I turned to walking around my neighbourhood twice a day – first thing in the morning and in the evening. During the weekends, I would go for longer walks in different nature reserves, parks and park connectors. 

At the beginning, the main objective was simply to get out of the house and to ‘escape’ into nature. Quite quickly, I started to realise the calming effect that these daily rambles had on me. It was then that I thought that I might be able to harness more meditative effects of these walks by becoming a lot more mindful, and to really just focus on the ‘now’ as I moved. That is, instead of crowding my mind with all kinds of thoughts and plans, I started tuning my senses towards the details of the surroundings –  the patterns on the trunks and leaves of trees, the varied sounds made by different species of birds and insects, the feel of wind against my skin, the smell of nature, the rhythm of my gait. Whenever I got interrupted by a thought, I would try to let it pass as soon as possible and to refocus my attention on the immediate present.

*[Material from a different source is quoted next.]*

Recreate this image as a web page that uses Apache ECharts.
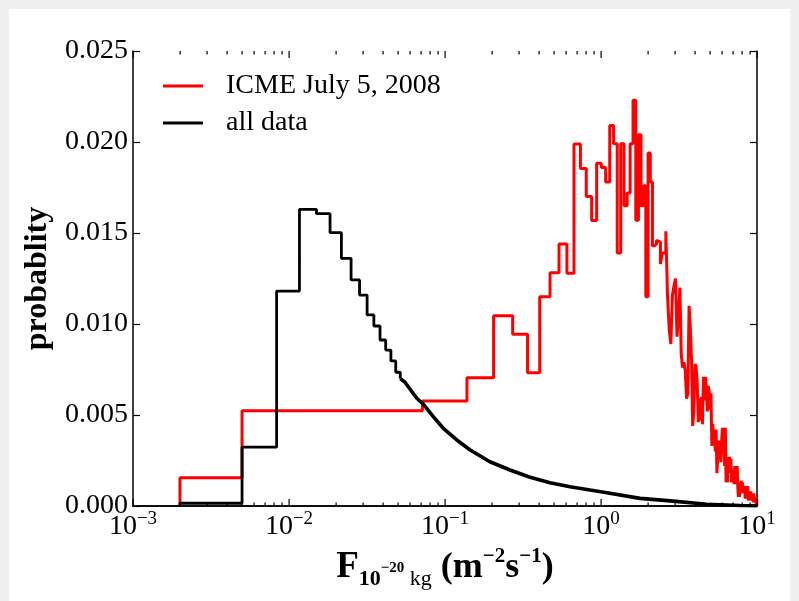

6 months past my first mindful walking experiment, I definitely feel that my senses have grown a lot more acute. This has, in turn, made each walk more enjoyable and interesting because I frequently spot something new or chance upon unexpected beauty – a newly blossoming tree, an exotic bird, beautiful cloud formations – all of which immediately brightens up my day. 

The cultivation of a deeper level of mind and body connection through walking meditation has greatly benefited my yoga practice, as I have made the same transition from mechanic to embodied movement on the yoga mat. In the past, I had often found my thoughts wandering every now and then during a Mysore practice, especially when I practised alone and not in the studio. Now, I am able to maintain a steady mind and to stay fully concentrated on my breath, asana and drishti throughout the practice. Coupled with that comes the similar joy of constant discovery in every practice despite going through the same sequence.